Rows from a dataset:
__________

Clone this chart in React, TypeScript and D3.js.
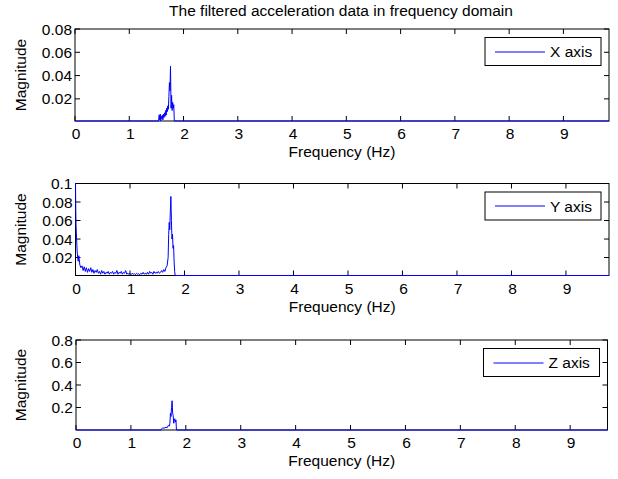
import React from "react";
import * as d3 from "d3";

// ---------- data ----------
const xTickValues = [0, 1, 2, 3, 4, 5, 6, 7, 8, 9];
const xTickLabels = ["0", "1", "2", "3", "4", "5", "6", "7", "8", "9"];

const xAxisFreq = [0, 1.54, 1.55, 1.56, 1.57, 1.58, 1.59, 1.6, 1.61, 1.62, 1.63, 1.64, 1.65, 1.66, 1.67, 1.68, 1.69, 1.7, 1.71, 1.72, 1.73, 1.74, 1.75, 1.76, 1.77, 1.78, 1.79, 1.8, 1.81, 1.82, 1.83, 9.84];
const xAxisMag = [0, 0, 0.006, 0.002, 0.007, 0.0, 0.005, 0.003, 0.006, 0.002, 0.007, 0.004, 0.008, 0.005, 0.01, 0.006, 0.012, 0.009, 0.014, 0.011, 0.022, 0.034, 0.027, 0.048, 0.012, 0.023, 0.01, 0.017, 0.012, 0.015, 0, 0];

const yAxisFreq = [0, 0.005, 0.01, 0.02, 0.03, 0.04, 0.05, 0.06, 0.08, 0.1, 0.12, 0.14, 0.16, 0.18, 0.2, 0.22, 0.24, 0.26, 0.28, 0.3, 0.32, 0.34, 0.36, 0.38, 0.4, 0.42, 0.44, 0.46, 0.48, 0.5, 0.52, 0.54, 0.56, 0.58, 0.6, 0.62, 0.64, 0.66, 0.68, 0.7, 0.72, 0.74, 0.76, 0.78, 0.8, 0.82, 0.84, 0.86, 0.88, 0.9, 0.92, 0.94, 0.96, 0.98, 1.0, 1.02, 1.04, 1.06, 1.08, 1.1, 1.12, 1.14, 1.16, 1.18, 1.2, 1.22, 1.24, 1.26, 1.28, 1.3, 1.32, 1.34, 1.36, 1.38, 1.4, 1.42, 1.44, 1.46, 1.48, 1.5, 1.52, 1.54, 1.56, 1.58, 1.6, 1.62, 1.64, 1.66, 1.68, 1.7, 1.71, 1.72, 1.73, 1.74, 1.75, 1.76, 1.77, 1.78, 1.79, 1.8, 1.81, 1.82, 1.83, 9.79];
const yAxisMag = [0.105, 0.072, 0.055, 0.04, 0.027, 0.02, 0.016, 0.022, 0.012, 0.009, 0.011, 0.006, 0.01, 0.005, 0.009, 0.004, 0.008, 0.005, 0.009, 0.004, 0.007, 0.003, 0.006, 0.004, 0.007, 0.003, 0.005, 0.002, 0.006, 0.003, 0.005, 0.002, 0.004, 0.003, 0.005, 0.002, 0.004, 0.003, 0.005, 0.002, 0.004, 0.003, 0.006, 0.002, 0.004, 0.003, 0.005, 0.002, 0.004, 0.003, 0.006, 0.002, 0.003, 0.002, 0.003, 0.0015, 0.003, 0.002, 0.0025, 0.0015, 0.003, 0.002, 0.0025, 0.0015, 0.003, 0.002, 0.004, 0.002, 0.003, 0.002, 0.004, 0.002, 0.005, 0.003, 0.004, 0.002, 0.005, 0.003, 0.004, 0.003, 0.005, 0.003, 0.004, 0.006, 0.004, 0.007, 0.005, 0.009, 0.011, 0.02, 0.045, 0.058, 0.05, 0.07, 0.086, 0.06, 0.04, 0.045, 0.03, 0.033, 0.015, 0.005, 0, 0];

const zAxisFreq = [0, 1.55, 1.56, 1.58, 1.6, 1.62, 1.64, 1.66, 1.68, 1.7, 1.71, 1.72, 1.73, 1.74, 1.75, 1.76, 1.77, 1.78, 1.79, 1.8, 1.81, 1.82, 1.83, 9.68];
const zAxisMag = [0, 0, 0.01, 0.02, 0.015, 0.02, 0.025, 0.02, 0.04, 0.035, 0.06, 0.15, 0.12, 0.2, 0.26, 0.15, 0.13, 0.06, 0.09, 0.1, 0.07, 0.09, 0, 0];

const xPanelYTicks = [0.02, 0.04, 0.06, 0.08];
const xPanelYLabels = ["0.02", "0.04", "0.06", "0.08"];
const yPanelYTicks = [0.02, 0.04, 0.06, 0.08, 0.1];
const yPanelYLabels = ["0.02", "0.04", "0.06", "0.08", "0.1"];
const zPanelYTicks = [0.2, 0.4, 0.6, 0.8];
const zPanelYLabels = ["0.2", "0.4", "0.6", "0.8"];

const seriesNames = ["X axis", "Y axis", "Z axis"];
const titleText = "The filtered acceleration data in frequency domain";
const xLabelText = "Frequency (Hz)";
const yLabelText = "Magnitude";

// ---------- layout ----------
const W = 618;
const H = 479;
const FONT = "'Liberation Sans', Arial, Helvetica, sans-serif";
const BLUE = "#0000ff";
const TICK = 5;
const FS = 15.5;

const panels = [
  { name: seriesNames[0], freq: xAxisFreq, mag: xAxisMag, yTicks: xPanelYTicks, yLabels: xPanelYLabels, xMax: 9.84, yMin: 0.001, yMax: 0.08, l: 75, r: 609, t: 29, b: 121 },
  { name: seriesNames[1], freq: yAxisFreq, mag: yAxisMag, yTicks: yPanelYTicks, yLabels: yPanelYLabels, xMax: 9.79, yMin: 0.0006, yMax: 0.1, l: 75.5, r: 609, t: 183.5, b: 275.5 },
  { name: seriesNames[2], freq: zAxisFreq, mag: zAxisMag, yTicks: zPanelYTicks, yLabels: zPanelYLabels, xMax: 9.68, yMin: 0, yMax: 0.8, l: 76, r: 607.5, t: 340, b: 430 },
];

function Panel({ p }: { p: any }) {
  const x = d3.scaleLinear().domain([0, p.xMax]).range([p.l, p.r]);
  const y = d3.scaleLinear().domain([p.yMin, p.yMax]).range([p.b, p.t]).clamp(true);
  const pts: [number, number][] = p.freq.map((f: number, i: number) => [f, p.mag[i]]);
  const line = d3
    .line<[number, number]>()
    .x((d) => x(d[0]))
    .y((d) => y(d[1]));
  const legW = 116;
  const legH = 28;
  const legR = p.r - 8;
  const legT = p.t + 8.5;
  const legL = legR - legW;
  const legY = Math.round(legT + legH / 2);
  return (
    <g>
      <rect x={p.l} y={p.t} width={p.r - p.l} height={p.b - p.t} fill="#fff" stroke="#000" strokeWidth={1} />
      {xTickValues.map((v, i) => (
        <g key={"xt" + i}>
          <line x1={x(v)} x2={x(v)} y1={p.b} y2={p.b - TICK} stroke="#000" />
          <line x1={x(v)} x2={x(v)} y1={p.t} y2={p.t + TICK} stroke="#000" />
          <text x={x(v) + 1} y={p.b + 18} textAnchor="middle" fontSize={FS} fontFamily={FONT} fill="#000">
            {xTickLabels[i]}
          </text>
        </g>
      ))}
      {p.yTicks.map((v: number, i: number) => (
        <g key={"yt" + i}>
          <line x1={p.l} x2={p.l + TICK} y1={y(v)} y2={y(v)} stroke="#000" />
          <line x1={p.r} x2={p.r - TICK} y1={y(v)} y2={y(v)} stroke="#000" />
          <text x={p.l - 3} y={y(v)} dy="0.36em" textAnchor="end" fontSize={FS} fontFamily={FONT} fill="#000">
            {p.yLabels[i]}
          </text>
        </g>
      ))}
      <path d={line(pts) || ""} fill="none" stroke={BLUE} strokeWidth={1} />
      <text x={(p.l + p.r) / 2} y={p.b + 36} textAnchor="middle" fontSize={FS} fontFamily={FONT} fill="#000">
        {xLabelText}
      </text>
      <text
        transform={`translate(26,${(p.t + p.b) / 2}) rotate(-90)`}
        textAnchor="middle"
        fontSize={FS}
        fontFamily={FONT}
        fill="#000"
      >
        {yLabelText}
      </text>
      <rect x={legL} y={legT} width={legW} height={legH} fill="#fff" stroke="#000" strokeWidth={1} />
      <line x1={legL + 10} x2={legL + 60} y1={legY} y2={legY} stroke={BLUE} strokeWidth={1} />
      <text x={legL + 65} y={legT + legH / 2} dy="0.36em" fontSize={FS} fontFamily={FONT} fill="#000">
        {p.name}
      </text>
    </g>
  );
}

export default function App() {
  return (
    <svg
      width={W}
      height={H}
      style={{ position: "absolute", left: 0, top: 0, background: "#fff" }}
    >
      <rect x={0} y={0} width={W} height={H} fill="#fff" />
      <text x={341} y={16} textAnchor="middle" fontSize={15.5} fontFamily={FONT} fill="#000">
        {titleText}
      </text>
      {panels.map((p, i) => (
        <Panel key={i} p={p} />
      ))}
    </svg>
  );
}
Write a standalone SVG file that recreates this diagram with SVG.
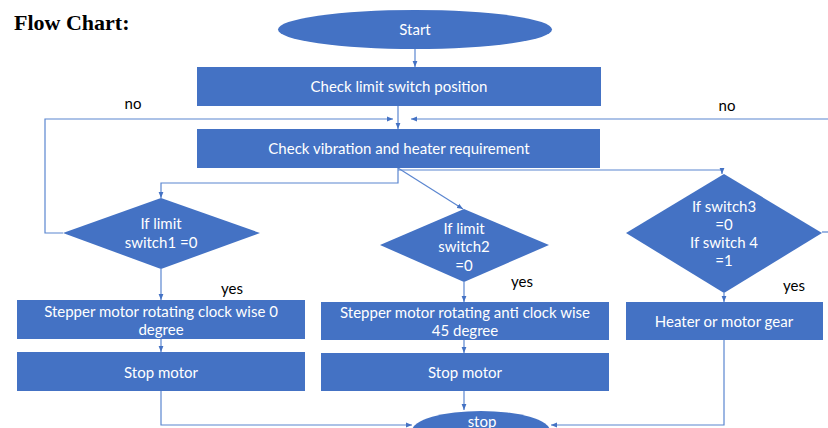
<svg xmlns="http://www.w3.org/2000/svg" width="828" height="428" viewBox="0 0 828 428">
<defs>
<marker id="ah" viewBox="0 0 10 10" refX="10" refY="5" markerWidth="6" markerHeight="6" markerUnits="userSpaceOnUse" orient="auto">
<path d="M0,1 L10,5 L0,9 z" fill="#4472C4"/>
</marker>
</defs>
<style>
.n{fill:#4472C4}
.t{font-family:Lato,"Open Sans",sans-serif;font-size:15px;fill:#ffffff;text-anchor:middle}
.l{font-family:Lato,"Open Sans",sans-serif;font-size:15px;fill:#000000;text-anchor:middle}
.c{fill:none;stroke:#5B86D0;stroke-width:1.2}
.a{marker-end:url(#ah)}
</style>
<rect width="828" height="428" fill="#ffffff"/>
<text x="14" y="30" font-family="Liberation Serif, serif" font-weight="bold" font-size="22" fill="#000">Flow Chart:</text>

<g id="connectors">
<path class="c a" d="M415,49 V67"/>
<path class="c a" d="M398,106 V129"/>
<path class="c a" d="M63,233 H45 V119 H393"/>
<path class="c a" d="M828,119 H411"/>
<path class="c a" d="M398,168 V183 H161 V198"/>
<path class="c a" d="M398,170 H722 V174"/>
<path class="c a" d="M398,168 L463,209"/>
<path class="c" d="M822,232 H828"/>
<path class="c a" d="M161,269 V300"/>
<path class="c a" d="M161,339 V352"/>
<path class="c a" d="M464,282 V302"/>
<path class="c a" d="M464,340 V353"/>
<path class="c a" d="M464,391 V410"/>
<path class="c a" d="M724,293 V302"/>
<path class="c a" d="M161,391 V425 H412"/>
<path class="c a" d="M724,340 V425 H551"/>
</g>

<g id="start"><ellipse class="n" cx="415" cy="29.5" rx="137" ry="19.5"/><text class="t" x="415" y="35">Start</text></g>
<g id="check-limit"><rect class="n" x="197" y="67" width="404" height="39"/><text class="t" x="399" y="92">Check limit switch position</text></g>
<g id="check-vibration"><rect class="n" x="197" y="129" width="403" height="39"/><text class="t" x="399" y="154">Check vibration and heater requirement</text></g>

<g id="diamond1"><path class="n" d="M161,198 L260,233 L161,269 L63,233 z"/><text class="t" x="161" y="229">If limit</text><text class="t" x="161" y="248">switch1 =0</text></g>
<g id="diamond2"><path class="n" d="M464,209 L549,245 L464,282 L380,245 z"/><text class="t" x="464" y="234">If limit</text><text class="t" x="464" y="252">switch2</text><text class="t" x="464" y="271">=0</text></g>
<g id="diamond3"><path class="n" d="M724,174 L822,233 L724,293 L626,233 z"/><text class="t" x="724" y="212">If switch3</text><text class="t" x="724" y="230">=0</text><text class="t" x="724" y="248">If switch 4</text><text class="t" x="724" y="266">=1</text></g>

<g id="step-cw"><rect class="n" x="17" y="300" width="288" height="39"/><text class="t" x="161" y="317">Stepper motor rotating clock wise 0</text><text class="t" x="161" y="335">degree</text></g>
<g id="stop-motor1"><rect class="n" x="17" y="352" width="288" height="39"/><text class="t" x="161" y="378">Stop motor</text></g>
<g id="step-acw"><rect class="n" x="321" y="302" width="288" height="38"/><text class="t" x="465" y="318">Stepper motor rotating anti clock wise</text><text class="t" x="465" y="336">45 degree</text></g>
<g id="stop-motor2"><rect class="n" x="321" y="353" width="288" height="38"/><text class="t" x="465" y="378">Stop motor</text></g>
<g id="heater"><rect class="n" x="626" y="302" width="197" height="38"/><text class="t" x="724" y="327">Heater or motor gear</text></g>
<g id="stop"><ellipse class="n" cx="481" cy="431" rx="69" ry="20"/><text class="t" x="482" y="427">stop</text></g>

<g id="labels">
<text class="l" x="133" y="109">no</text>
<text class="l" x="727" y="111">no</text>
<text class="l" x="232" y="294">yes</text>
<text class="l" x="522" y="287">yes</text>
<text class="l" x="794" y="291">yes</text>
</g>
</svg>
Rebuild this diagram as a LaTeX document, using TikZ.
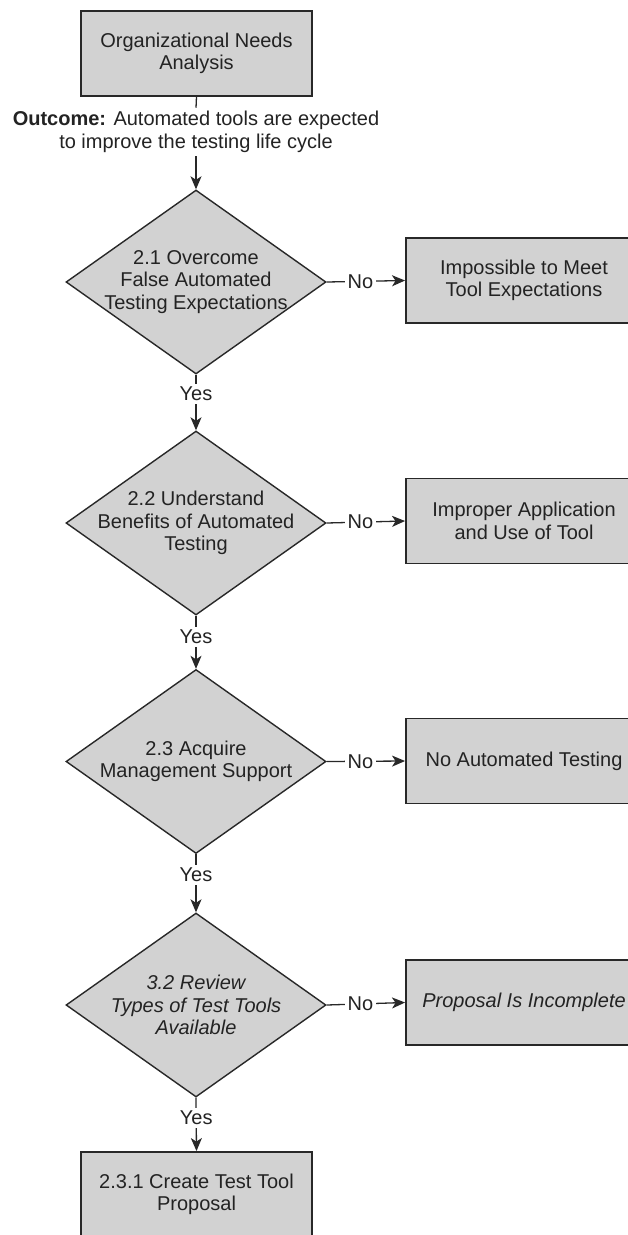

__________

Your task is to reproduce the entries above word for word, from the first line through the line with "0.015, 0, 0];", and please leave out any pictures.

Answer for the task:
Clone this chart in React, TypeScript and D3.js.
import React from "react";
import * as d3 from "d3";

// ---------- data ----------
const xTickValues = [0, 1, 2, 3, 4, 5, 6, 7, 8, 9];
const xTickLabels = ["0", "1", "2", "3", "4", "5", "6", "7", "8", "9"];

const xAxisFreq = [0, 1.54, 1.55, 1.56, 1.57, 1.58, 1.59, 1.6, 1.61, 1.62, 1.63, 1.64, 1.65, 1.66, 1.67, 1.68, 1.69, 1.7, 1.71, 1.72, 1.73, 1.74, 1.75, 1.76, 1.77, 1.78, 1.79, 1.8, 1.81, 1.82, 1.83, 9.84];
const xAxisMag = [0, 0, 0.006, 0.002, 0.007, 0.0, 0.005, 0.003, 0.006, 0.002, 0.007, 0.004, 0.008, 0.005, 0.01, 0.006, 0.012, 0.009, 0.014, 0.011, 0.022, 0.034, 0.027, 0.048, 0.012, 0.023, 0.01, 0.017, 0.012, 0.015, 0, 0];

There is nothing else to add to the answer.